About 200 people attended the commission hearing at Banning's Landing Community Center in Wilmington. The panel voted 4 to 0 to certify the environmental impact report for the $1.5-billion upgrade at the TraPac Terminal. Public testimony on the matter stretched more than six hours.
"This is the best thing that's happened here in two years," said Geraldine Knatz, executive director of the Port of Los Angeles. "We're on our way. We're going to do it. We're going to clean it up," she said with a broad grin.
Andy Mardesich, president of the San Pedro and Peninsula Homeowners Coalition, was not impressed.
"This EIR continues to conduct port business in the very same manner that it always has," he testified, "and that, my friends, is with a resolute dedication to conduct commerce without conscience."

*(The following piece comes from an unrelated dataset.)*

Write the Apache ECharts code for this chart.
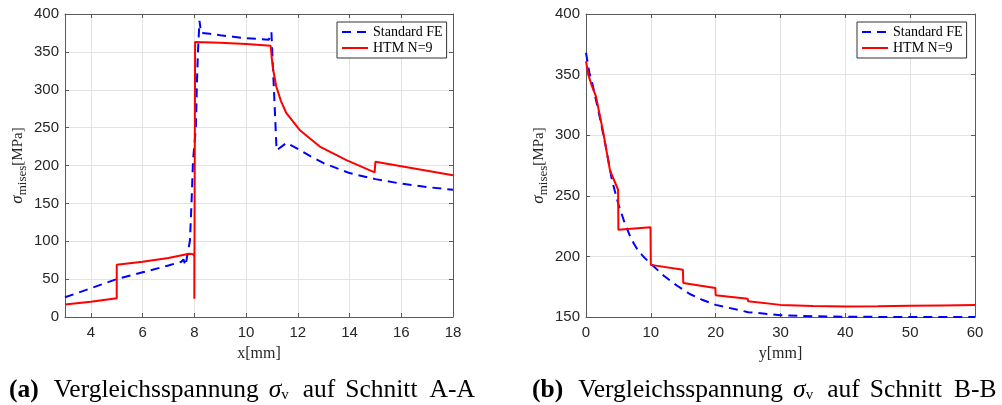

The commission's action elated business leaders led by Los Angeles Area Chamber of Commerce President Gary Toebben, who had strongly endorsed the project.
He predicted that the expanded terminal would create as many as 6,000 new jobs, generate $200 million a year in tax revenue and provide a template for green-lighting at least 15 port expansion projects long delayed by other environmental challenges.
"If it fails," Toebben said before the vote, "it will be a dramatic failure for the concept of green growth at the ports."
The proposal would require various measures aimed at combating pollution in the Los Angeles and Long Beach port complex, the largest fixed source of air pollution in Southern California. For example, diesel-powered cranes would have to be replaced with less-polluting electrical cranes.
Some port projects have been held up since 2001, when the Los Angeles City Council approved plans for a 174-acre terminal for China Shipping Container Lines Co., prompting lawsuits by environmental groups that wanted assurances that environmental reviews would be thorough.
That suit ended in 2003 with the port and city announcing an unusual $60-million settlement with the environmental groups. Most of the money will go to a wide array of projects to reduce air pollution.